The Hollow KingIt is a rare feat in cinema for a sequel to not merely continue a story, but to actively dismantle the romanticism of its predecessor. If *The Godfather* (1972) was a tragedy about a reluctant son saving his family, *The Godfather Part II* (1974) is a colder, more ruthless autopsy of what "saving the family" actually costs. Francis Ford Coppola, working with a freedom few directors ever achieve, constructed a dual narrative that functions less like a movie and more like a moral accounting ledger. On one side, we have the rise of a dynasty; on the other, its spiritual liquidation.
Coppola and cinematographer Gordon Willis delineate these two timelines with a visual language that borders on the subconscious. The flashbacks to young Vito Corleone (Robert De Niro) in 1910s New York are bathed in a golden, sepia warmth. These scenes—the stealing of a rug, the pear given as a gift, the murder of the local tyrant Don Fanucci—feel like folklore. They possess a tactile, community-driven nobility. Vito builds a criminal empire, yes, but he does so by weaving himself into the fabric of his neighborhood. He is a provider, a man who offers protection in a lawless world.

Contrast this with the timeline of his son, Michael (Al Pacino), in the late 1950s. The warmth is gone, replaced by the frigid greys of Lake Tahoe and the humid, sickly neon of pre-revolution Cuba. Willis captures Michael in shadows that seem to be swallowing him whole. Al Pacino gives a performance of terrifying restraint; he is a black hole of charisma, drawing everyone in and crushing them. While Vito’s violence was often personal and warm-blooded, Michael’s is corporate and reptilian. He commands death from behind a desk, sanitizing the blood with lawyers and senators.
The film's central tragedy is that Michael succeeds in every metric where a businessman might fail, yet fails in every metric where a human being must succeed. He expands into Las Vegas and Havana, he outmaneuvers federal witnesses, and he secures his financial legacy. But the "family" he claims to protect is systematically purged by his own paranoia.

This spiritual rot culminates in the film’s most devastating sequence: the New Year’s Eve party in Havana. Amidst the chaos of a government collapsing, Michael grabs his brother Fredo by the head and delivers the kiss of death: "I know it was you, Fredo.
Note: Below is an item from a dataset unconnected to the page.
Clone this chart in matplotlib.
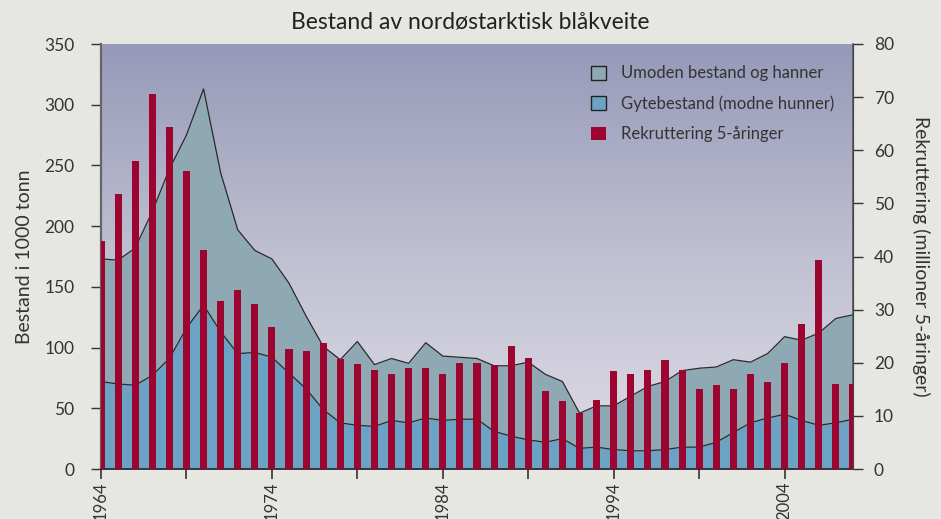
import numpy as np
import matplotlib
matplotlib.use("Agg")
import matplotlib.pyplot as plt
from matplotlib.patches import Patch
from matplotlib.colors import LinearSegmentedColormap

years = list(range(1964, 2009))
total = [173, 172, 182, 212, 247, 275, 313, 244, 197, 180, 173, 153, 126, 101, 90,
         105, 86, 91, 87, 104, 93, 92, 91, 85, 85, 88, 78, 72, 46, 52, 52,
         60, 68, 72, 81, 83, 84, 90, 88, 95, 109, 106, 112, 124, 127]
spawn = [72, 70, 69, 77, 91, 116, 135, 113, 95, 96, 92, 79, 66, 49, 38,
         36, 35, 40, 38, 42, 40, 41, 41, 31, 27, 24, 22, 25, 17, 18, 16,
         15, 15, 16, 18, 18, 22, 30, 38, 42, 45, 40, 36, 38, 41]
recruit = [43, 51.8, 58, 70.6, 64.4, 56.1, 41.2, 31.6, 33.7, 31.1, 26.7, 22.6, 22.2,
           23.7, 20.7, 19.8, 18.6, 17.9, 19.0, 19.0, 17.9, 20.0, 20.0, 19.6, 23.2,
           20.9, 14.7, 12.8, 10.5, 13.0, 18.4, 17.9, 18.6, 20.5, 18.6, 15.1, 15.8,
           15.1, 17.9, 16.4, 20.0, 27.3, 39.3, 16.0, 16.0]
major_years = [1964, 1974, 1984, 1994, 2004]
legend_labels = ["Umoden bestand og hanner", "Gytebestand (modne hunner)",
                 "Rekruttering 5-åringer"]

plt.rcParams['font.family'] = ['Lato', 'DejaVu Sans']
txt = '#333333'

fig = plt.figure(figsize=(9.41, 5.19), dpi=100)
fig.patch.set_facecolor('#e6e6e2')
ax = fig.add_axes([101/941, 1-469/519, (853-101)/941, (469-44)/519])

# gradient background: dark purple-grey at top, light at bottom
cmap = LinearSegmentedColormap.from_list('bg', ['#9699b8', '#c0c0d2', '#e0dde6'])
grad = np.linspace(0, 1, 256).reshape(-1, 1)
ax.imshow(grad, cmap=cmap, aspect='auto', extent=[1964, 2008, 0, 350],
          origin='upper', zorder=0)
ax.set_xlim(1964, 2008)
ax.set_ylim(0, 350)

ax.fill_between(years, spawn, total, color='#8fa9b4', zorder=1, lw=0)
ax.fill_between(years, 0, spawn, color='#6aa3c4', zorder=1, lw=0)
ax.plot(years, total, color='#2a2a2a', lw=0.9, zorder=2)
ax.plot(years, spawn, color='#2a2a2a', lw=0.9, zorder=2)

ax2 = ax.twinx()
ax2.set_ylim(0, 80)
ax2.bar(years, recruit, width=0.42, color='#9b052f', zorder=3)
ax2.set_xlim(1964, 2008)

for a in (ax, ax2):
    a.spines['top'].set_visible(False)
ax.spines['left'].set_color('#666666')
ax.spines['left'].set_linewidth(1.6)
ax.spines['bottom'].set_color('#222222')
ax.spines['bottom'].set_linewidth(1.2)
ax2.spines['right'].set_color('#555555')
ax2.spines['right'].set_linewidth(1.2)
ax2.spines['left'].set_visible(False)
ax2.spines['bottom'].set_visible(False)

ax.set_yticks(np.arange(0, 351, 50))
ax2.set_yticks(np.arange(0, 81, 10))
ax.set_xticks(major_years)
ax.set_xticks(list(range(1969, 2008, 10)), minor=True)
ax.set_xticklabels([str(y) for y in major_years], rotation=90, fontsize=12, color=txt)
ax.tick_params(axis='x', which='both', length=7, width=1.2, color='#333333', pad=2)
ax.tick_params(axis='y', length=7, width=1.0, color='#333333', labelsize=12.5,
               labelcolor=txt, pad=12)
ax2.tick_params(axis='y', length=7, width=1.0, color='#333333', labelsize=12.5,
                labelcolor=txt, pad=8)

ax.set_ylabel("Bestand i 1000 tonn", fontsize=14, color=txt, labelpad=8)
ax2.set_ylabel("Rekruttering (millioner 5-åringer)", fontsize=14, color=txt,
               rotation=270, labelpad=26)
fig.text(0.5, 1-22/519, "Bestand av nordøstarktisk blåkveite", ha='center',
         va='center', fontsize=16.5, color='#222222')

handles = [Patch(facecolor='#8fa9b4', edgecolor='#222222', lw=1.0),
           Patch(facecolor='#6aa3c4', edgecolor='#222222', lw=1.0),
           Patch(facecolor='#9b052f', edgecolor='none')]
leg = ax2.legend(handles, legend_labels, loc='upper right', frameon=False,
                 fontsize=12, handlelength=0.9, handleheight=0.9,
                 handletextpad=0.9, labelspacing=0.85,
                 bbox_to_anchor=(0.995, 0.985))
for t in leg.get_texts():
    t.set_color(txt)

fig.savefig('out.png', dpi=100, facecolor=fig.get_facecolor())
You broke my heart." It is a moment of Shakespearean magnitude, signaling the final severance of Michael's soul. He is no longer a brother; he is purely the Don. The execution of Fredo later in the film—a lonely act on a grey lake—is perhaps the quietest, loudest murder in film history. It is the death of Michael’s last tether to his own humanity.

In the final reckoning, *The Godfather Part II* is a film about the terrifying isolation of absolute power. The closing shot creates a haunting rhyme with the film's flashback structure. We see Michael sitting alone on a park bench in the autumn of his life, a hollow shell of a man. The camera lingers on his eyes—dead, cold, and utterly victorious. He has won the world, but in the process, he has become a ghost in his own life. It is a masterpiece that reminds us that the American Dream, when pursued without limits, can become an American Nightmare.